Wokeism has of course only just come of age, it is political correctness gone evangelical/inquisitional, and it of cause needs it base morality by which it can judge itself righteous or not, because above all men crave affirmation in some way. Its fundamental weaknesses are both that it has no ultimate grounding, but amazingly it has also given up the common and reciprocal ground of secularism, which was carved out with blood from previous religious denominational divides. But secularism has been misunderstood by the religious and irreligious alike; secularism is not freedom from belief, but instead the common ground which gives freedom to believe. This was one key point of that tree in God’s garden. Secularism is God’s idea.
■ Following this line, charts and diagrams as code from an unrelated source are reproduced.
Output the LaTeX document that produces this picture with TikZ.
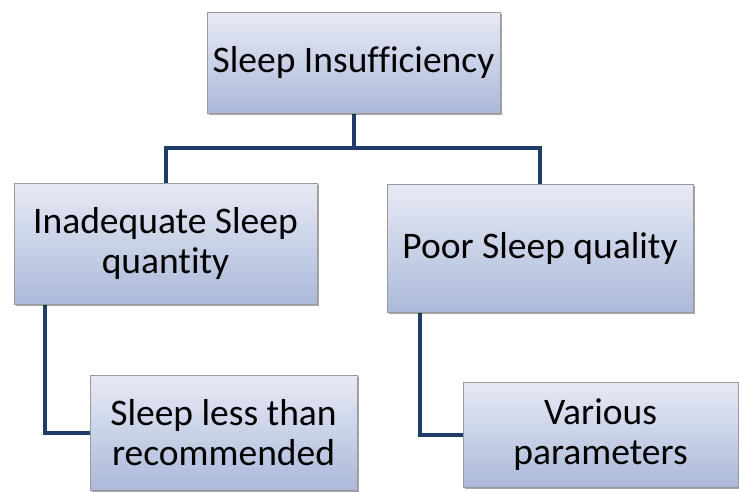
\documentclass[tikz,border=0pt]{standalone}
\usepackage{fontspec}
\setmainfont[Ligatures=NoCommon]{Carlito}
\usetikzlibrary{shadows,backgrounds,calc}
\definecolor{conncol}{HTML}{1F3D68}
\definecolor{boxedge}{HTML}{9A9A9A}
\definecolor{boxtop}{HTML}{E7EAF5}
\definecolor{boxbot}{HTML}{ABB9D9}
\tikzset{
  box/.style={rectangle, draw=boxedge, line width=1pt, top color=boxtop, bottom color=boxbot,
    align=center, inner sep=2pt, font=\fontsize{37.5}{40}\selectfont,
    drop shadow={shadow xshift=1.5pt, shadow yshift=-2pt, opacity=0.35, fill=black}},
  conn/.style={draw=conncol, line width=4pt}
}
\begin{document}
\begin{tikzpicture}[x=1pt,y=-1pt]
\useasboundingbox (0,0) rectangle (739,491);
\node[box, minimum width=293pt, minimum height=101pt] (top) at (353.5,62.5) {Sleep Insufficiency};
\node[box, minimum width=303pt, minimum height=121pt] (left) at (165.5,243.5) {Inadequate Sleep\\quantity};
\node[box, minimum width=306pt, minimum height=128pt] (right) at (540,248) {Poor Sleep quality};
\node[box, minimum width=267pt, minimum height=115pt] (bl) at (223.5,432.5) {Sleep less than\\recommended};
\node[box, minimum width=275pt, minimum height=105pt] (br) at (600.5,434.5) {Various\\parameters};
\begin{pgfonlayer}{background}
\coordinate (bus) at (353.5,148);
\draw[conn] (top.south) -- (bus);
\draw[conn] (left.north) |- (bus) -| (right.north);
\draw[conn] ($(left.south west)+(31,0)$) |- (bl.west);
\draw[conn] ($(right.south west)+(33,0)$) |- (br.west);
\end{pgfonlayer}
\end{tikzpicture}
\end{document}
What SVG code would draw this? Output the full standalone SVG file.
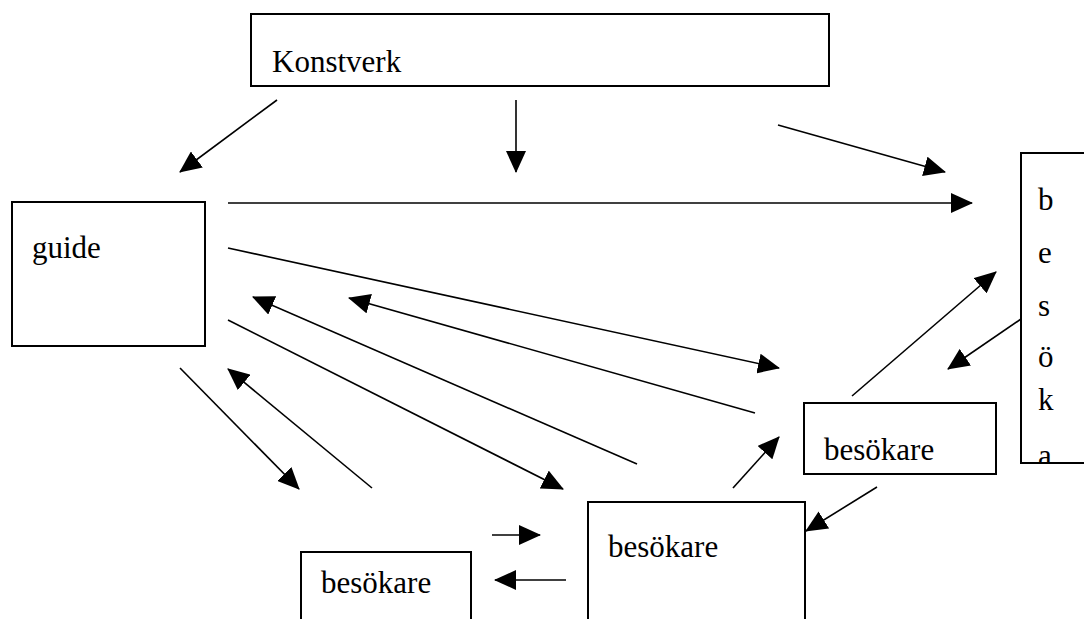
<svg xmlns="http://www.w3.org/2000/svg" width="1084" height="619" viewBox="0 0 1084 619">
<style>
.box{fill:#fff;stroke:#000;stroke-width:2}
.lbl{font-family:'Liberation Serif','DejaVu Serif','Times New Roman',serif;font-size:31px;fill:#000}
.c{stroke:#000;stroke-width:1.6;fill:none;marker-end:url(#ah)}
</style>
<defs>
<marker id="ah" markerUnits="userSpaceOnUse" markerWidth="22" markerHeight="20" refX="21" refY="10" orient="auto">
<path d="M0,0 L22,10 L0,20 z" fill="#000"/>
</marker>
<clipPath id="rclip"><rect x="1021" y="154" width="70" height="308"/></clipPath>
</defs>
<rect width="1084" height="619" fill="#fff"/>
<g id="konstverk">
<rect class="box" x="251" y="14" width="578" height="72"/>
<text class="lbl" font-family="Liberation Serif, serif" x="272" y="72">Konstverk</text>
</g>
<g id="guide">
<rect class="box" x="12" y="202" width="193" height="144"/>
<text class="lbl" font-family="Liberation Serif, serif" x="32" y="258">guide</text>
</g>
<g id="besoka">
<rect class="box" x="1021" y="153" width="80" height="310"/>
<g clip-path="url(#rclip)" font-family="Liberation Serif, serif">
<text class="lbl" x="1038" y="210">b</text>
<text class="lbl" x="1038" y="263">e</text>
<text class="lbl" x="1038" y="316">s</text>
<text class="lbl" x="1038" y="367">ö</text>
<text class="lbl" x="1038" y="410">k</text>
<text class="lbl" x="1038" y="466">a</text>
</g>
</g>
<g id="besokare-right">
<rect class="box" x="804" y="403" width="192" height="71"/>
<text class="lbl" font-family="Liberation Serif, serif" x="824" y="460">besökare</text>
</g>
<g id="besokare-center">
<rect class="box" x="588" y="502" width="217" height="130"/>
<text class="lbl" font-family="Liberation Serif, serif" x="608" y="557">besökare</text>
</g>
<g id="besokare-left">
<rect class="box" x="301" y="552" width="170" height="80"/>
<text class="lbl" font-family="Liberation Serif, serif" x="321" y="593">besökare</text>
</g>
<g id="connectors">
<line class="c" x1="277" y1="100" x2="180" y2="172"/>
<line class="c" x1="516" y1="100" x2="516" y2="172"/>
<line class="c" x1="778" y1="125" x2="945" y2="172"/>
<line class="c" x1="228" y1="203" x2="972" y2="203"/>
<line class="c" x1="228" y1="248" x2="779" y2="368"/>
<line class="c" x1="755" y1="413" x2="349" y2="298"/>
<line class="c" x1="637" y1="464" x2="253" y2="297"/>
<line class="c" x1="228" y1="320" x2="563" y2="489"/>
<line class="c" x1="180" y1="368" x2="299" y2="489"/>
<line class="c" x1="372" y1="488" x2="228" y2="369"/>
<line class="c" x1="492" y1="535" x2="540" y2="535"/>
<line class="c" x1="566" y1="580" x2="495" y2="580"/>
<line class="c" x1="733" y1="488" x2="779" y2="437"/>
<line class="c" x1="852" y1="396" x2="996" y2="272"/>
<line class="c" x1="1021" y1="319" x2="948" y2="369"/>
<line class="c" x1="877" y1="487" x2="806" y2="531"/>
</g>
</svg>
The thing about Lineker’s statement was not really what he said, although there is an argument in relation to his BBC contract. In a secular space he should be allowed/free to say these things. The problem with what he said was the ridiculous and hypocritical responses it has elicited all around, proving that both the secular free and reciprocal space is as good as lost, but also that people’s main response is emotional outrage or blasphemy. Lineker’s statement could have been dissected and pulled to pieces in such a way as to make him much more careful before opening his mouth again, without thinking things through more clearly (although he won is tax case, so maybe he did). But instead the response was he can’t say that, that’s blasphemy and then in subsequent support for him you can’t say that its blasphemy straight back to you. The fact is that to declare blasphemy is in the end always an act of violence against the other, it is in the end a denial of our common humaity by which we can express our diversity. We can only live together by allowing a common objective secular space, which enables freedom, and the new religion of Wokeism has to grow up quick and realise this as well. The way out of the hall of mirrors is to muster emotion with facts about this common space, which is also our common humanity, but fudging the idea of objective is not going to help. The fact that Wokeism is taking us back to a new dark age of blasphemies is of course depressing, we thought were living off the achievements of so many ‘modern’ ladder climbs up near the end of the board and now Wokeism has taken us down the bloody big snake. But the game is not to revel in being near the end with a wonderful view – the game is always onwards and upwards with steady patience.